When it comes to advertising trends, the holiday season is no exception. In fact, the festive season holds its own share of unique patterns that mirror public attitudes and economic situations.
Most notably, is the reoccurring trend that Christmas advertising campaigns start earlier each year; a pattern which has been noticed by the public and has generally gained negative feedback. Indeed, on 31st October our TV screens were filled with Halloween advertising, however only one day later did we see the first rollout of this year’s festive advertising campaigns, almost eight weeks before Christmas. One case study is Freemans, the digital department store, which rolled out its Christmas advertisement earlier than any other festive campaign throughout its 118-year existence. This demonstrates a growing need for marketers to get their messaging out quicker than ever, but what has caused this behavioural shift?
Why are Christmas adverts hitting our screens earlier than usual?
One reason Christmas adverts are launching earlier each year is due to the intense competition among retailers vying for consumer attention and spending during the festive season. Achieving this amidst a cost-of-living crisis presents a substantial challenge, given the significant impact of rising energy bills and food prices on household budgets.
As a result, the size of holiday celebrations is likely to be smaller this year. About 48% of Brits who usually celebrate Christmas plan to have smaller celebrations because of higher costs in their daily lives. Among these individuals, 19% are worried that Christmas will be more stressful than usual because of these extra financial concerns. These figures are reminiscent of last year’s statistics, where a comparable 20% reported feeling stressed about Christmas, indicating a sustained impact from the enduring cost-of-living crisis on consumer sentiment.
The cost-of-living crisis has therefore forced adaptations in advertising strategies, potentially leading to reduced budgets, simpler campaigns, a shift in messaging to address the financial concerns of consumers during the holiday season, and finally – going live with advertising earlier than usual.

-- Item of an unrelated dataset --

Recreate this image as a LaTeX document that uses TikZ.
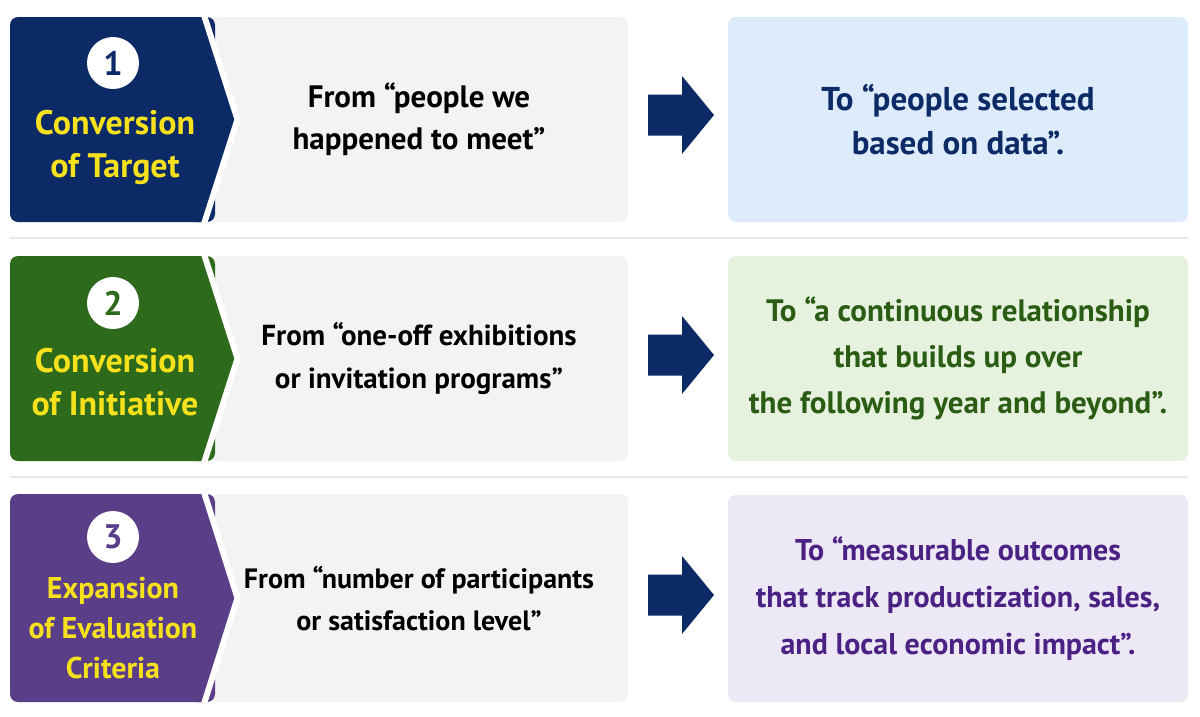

What does this mean for advertisers?
Undoubtedly, the extended advertising timeframe holds immense importance for many marketers. This strategy enables retailers to extend the shopping period, potentially increasing sales and market share. With such economic uncertainty and brands competing for the limited consumer budgets, securing success this year might just pivot on effectively capitalising on the crucial eight-week period concluding the year.
Starting early allows brands to maximise exposure, build anticipation, and establish an emotional connection with consumers, aiming to influence their purchasing decisions ahead of the holiday rush. Additionally, earlier advertising can help mitigate challenges such as supply chain issues and potential disruptions, ensuring products are available when demand peaks closer to Christmas.
One thing is for sure; if the country is in economic uncertainty, the trend of Christmas adverts starting on 1st November is here to stay. It will be interesting to see if this pattern is one that will grow to apply to all holidays – it could well be that we start getting Valentines Day and Easter advertising from 1st January if so. Easter eggs have already begun to hit the shelves earlier each year, so could marketers catch up with this shift in retailers’ behaviour? It might be one trend to watch in 2024 as we continue to see the effects of economic uncertainty impact the consumer landscape.